Connection to Your Reading Journey

This ritual builds on your work with narrator reliability and subtext detection. You’ve learned to question who’s speaking and what they might be hiding. Now you’re applying that skeptical attention to tone itself—recognizing that how something is said can contradict what is apparently said. The polite surface is just another kind of unreliable narrator.

As October’s Interpretation theme continues, you’ll develop increasingly sophisticated tools for reading between the lines. Tone detection connects to recognizing irony, inferring author emotion, and understanding how context shapes meaning. The ability to hear what politeness conceals is fundamental to all of these skills.

📝 Journal Prompt

A piece of polite writing I recently encountered was ____________. On the surface, it seemed to communicate ____________. But paying attention to faint praise, omissions, and qualifiers, I now suspect the underlying message was actually ____________.

🔍 Reflection

When have you used politeness to mask your true feelings in writing? What techniques did you employ, and how might a careful reader have detected your actual position?

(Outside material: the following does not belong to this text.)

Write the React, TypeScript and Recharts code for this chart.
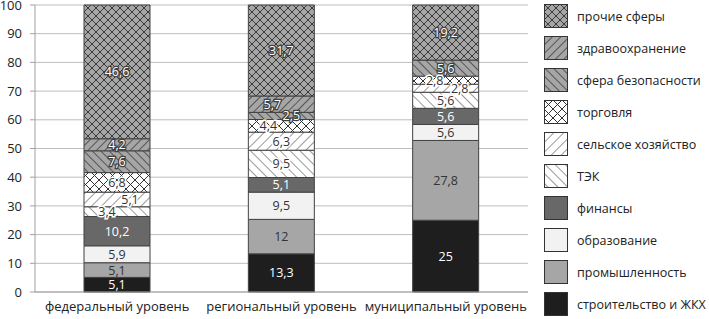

Frequently Asked Questions

Tone study is the practice of detecting a writer’s underlying attitude through subtle language cues. It matters because writers often say one thing while meaning another—especially in formal, professional, or diplomatic contexts. Skilled readers learn to hear the emotional undercurrent beneath polished prose, revealing criticism masked as compliment or frustration disguised as calm analysis.
Look for faint praise, strategic omissions, and qualifier patterns. Phrases like “certainly competent” or “adequate for its purposes” often signal disappointment. Notice what isn’t mentioned—if a review discusses everything except quality, that silence speaks. Watch for hedging language that creates distance between the writer and their apparent claims.
Not quite. Tone is what the text projects; intention is what the author meant to project. These often align, but skilled writers can craft tones they don’t personally feel, and less skilled writers may accidentally project tones they didn’t intend. Focus on what the text actually does rather than speculating about what the author meant to do.
The program develops emotional inference through October’s Interpretation theme, building on earlier work with language and critical thinking. Readers learn to detect tone markers, track emotional shifts across passages, and distinguish surface meaning from underlying attitude—skills essential for navigating complex professional and literary texts.